▸ Exercise task: Where a line holds the word "this", copy that line.

▸ Information supplied:
☆ ☆ ☆ ☆ ☆
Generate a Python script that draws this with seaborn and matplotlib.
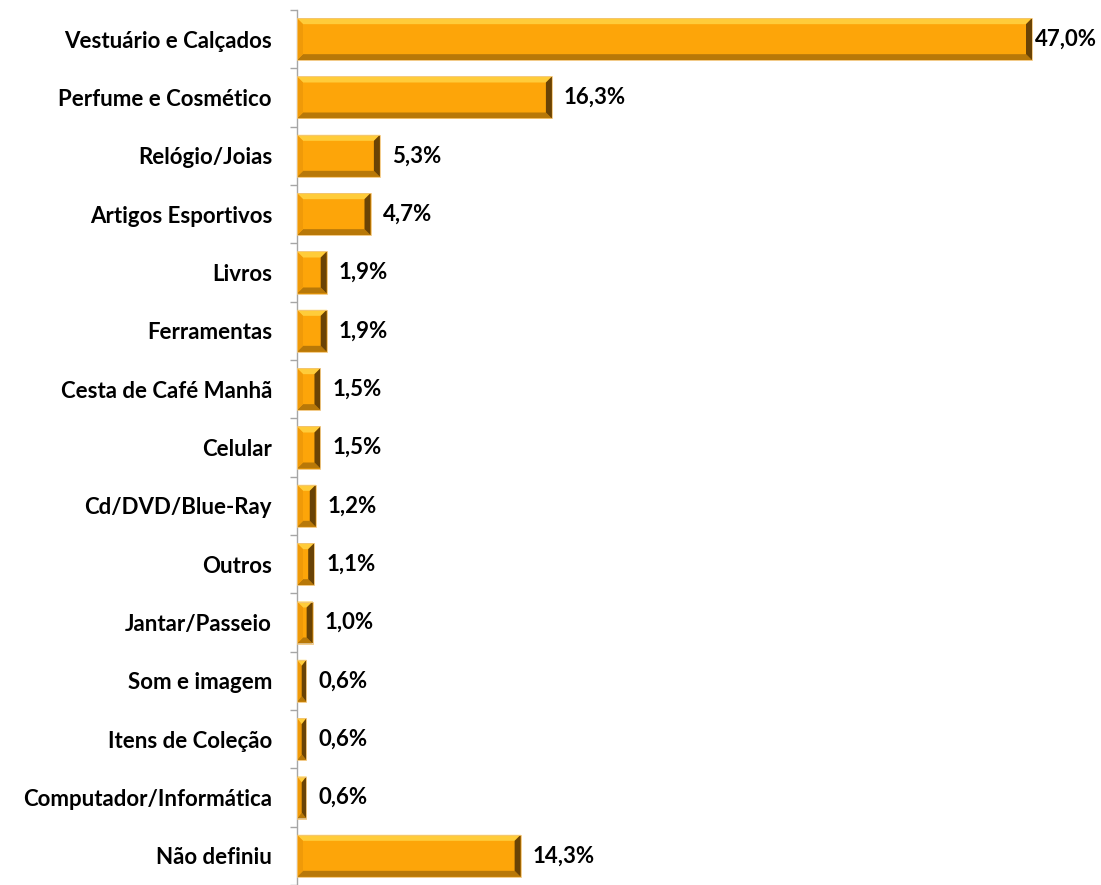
☆ ☆ ☆ ☆ ☆
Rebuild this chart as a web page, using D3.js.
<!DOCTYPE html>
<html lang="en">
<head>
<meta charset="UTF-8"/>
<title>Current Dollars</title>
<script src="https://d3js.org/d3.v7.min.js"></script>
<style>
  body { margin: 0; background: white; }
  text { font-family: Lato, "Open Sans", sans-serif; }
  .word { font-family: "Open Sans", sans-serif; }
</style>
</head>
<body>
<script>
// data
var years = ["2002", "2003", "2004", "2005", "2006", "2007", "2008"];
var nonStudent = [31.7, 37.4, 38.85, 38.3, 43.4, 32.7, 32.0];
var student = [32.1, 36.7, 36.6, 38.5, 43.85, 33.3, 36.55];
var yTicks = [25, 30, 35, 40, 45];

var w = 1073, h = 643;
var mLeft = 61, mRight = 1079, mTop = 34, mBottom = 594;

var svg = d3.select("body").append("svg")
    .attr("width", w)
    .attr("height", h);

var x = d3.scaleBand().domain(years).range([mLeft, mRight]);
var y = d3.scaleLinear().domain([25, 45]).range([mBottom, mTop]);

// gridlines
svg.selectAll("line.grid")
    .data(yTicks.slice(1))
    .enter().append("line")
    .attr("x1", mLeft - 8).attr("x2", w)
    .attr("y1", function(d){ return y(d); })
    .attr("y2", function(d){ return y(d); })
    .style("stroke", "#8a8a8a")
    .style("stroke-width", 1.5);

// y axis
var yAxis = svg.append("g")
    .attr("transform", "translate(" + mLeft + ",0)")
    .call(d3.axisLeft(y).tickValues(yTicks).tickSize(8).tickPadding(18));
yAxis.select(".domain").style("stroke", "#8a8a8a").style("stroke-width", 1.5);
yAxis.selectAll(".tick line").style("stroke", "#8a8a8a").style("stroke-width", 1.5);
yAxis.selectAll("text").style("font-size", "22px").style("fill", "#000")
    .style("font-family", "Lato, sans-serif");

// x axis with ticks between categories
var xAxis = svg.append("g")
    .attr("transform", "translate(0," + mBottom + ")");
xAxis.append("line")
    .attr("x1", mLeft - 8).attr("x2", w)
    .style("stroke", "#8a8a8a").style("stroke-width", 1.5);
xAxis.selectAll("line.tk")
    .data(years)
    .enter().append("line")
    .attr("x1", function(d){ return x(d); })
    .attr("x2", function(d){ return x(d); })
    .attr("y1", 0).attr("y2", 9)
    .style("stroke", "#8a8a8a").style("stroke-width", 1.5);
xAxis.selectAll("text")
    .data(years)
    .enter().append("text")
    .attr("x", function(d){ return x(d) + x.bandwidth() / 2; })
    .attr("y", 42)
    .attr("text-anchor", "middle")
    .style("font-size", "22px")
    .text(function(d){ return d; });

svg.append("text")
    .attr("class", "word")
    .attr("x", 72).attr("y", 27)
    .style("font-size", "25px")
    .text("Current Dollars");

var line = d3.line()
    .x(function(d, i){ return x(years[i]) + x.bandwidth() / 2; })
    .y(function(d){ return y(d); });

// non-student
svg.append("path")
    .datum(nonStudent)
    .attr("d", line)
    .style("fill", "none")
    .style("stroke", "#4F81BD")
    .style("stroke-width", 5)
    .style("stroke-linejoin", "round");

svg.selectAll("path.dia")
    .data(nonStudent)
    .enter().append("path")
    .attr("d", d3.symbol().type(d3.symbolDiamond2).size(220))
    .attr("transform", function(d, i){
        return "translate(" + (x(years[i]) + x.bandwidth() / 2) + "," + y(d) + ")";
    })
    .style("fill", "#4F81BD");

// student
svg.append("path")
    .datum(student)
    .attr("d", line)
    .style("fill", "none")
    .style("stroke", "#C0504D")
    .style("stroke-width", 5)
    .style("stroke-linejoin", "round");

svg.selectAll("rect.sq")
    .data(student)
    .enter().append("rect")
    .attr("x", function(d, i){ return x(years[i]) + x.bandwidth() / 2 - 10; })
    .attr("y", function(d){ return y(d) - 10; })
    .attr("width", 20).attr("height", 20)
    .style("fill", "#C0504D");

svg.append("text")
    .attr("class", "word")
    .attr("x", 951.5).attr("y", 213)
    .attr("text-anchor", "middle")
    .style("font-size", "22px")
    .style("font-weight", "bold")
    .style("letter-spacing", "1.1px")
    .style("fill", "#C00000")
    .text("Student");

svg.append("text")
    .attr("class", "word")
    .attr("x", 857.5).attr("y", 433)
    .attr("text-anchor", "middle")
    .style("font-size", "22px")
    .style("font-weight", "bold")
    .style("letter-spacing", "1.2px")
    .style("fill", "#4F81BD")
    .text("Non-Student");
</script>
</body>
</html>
☆ ☆ ☆ ☆ ☆
▸ Worked solution:
Generate a Python script that draws this with seaborn and matplotlib.
Rebuild this chart as a web page, using D3.js.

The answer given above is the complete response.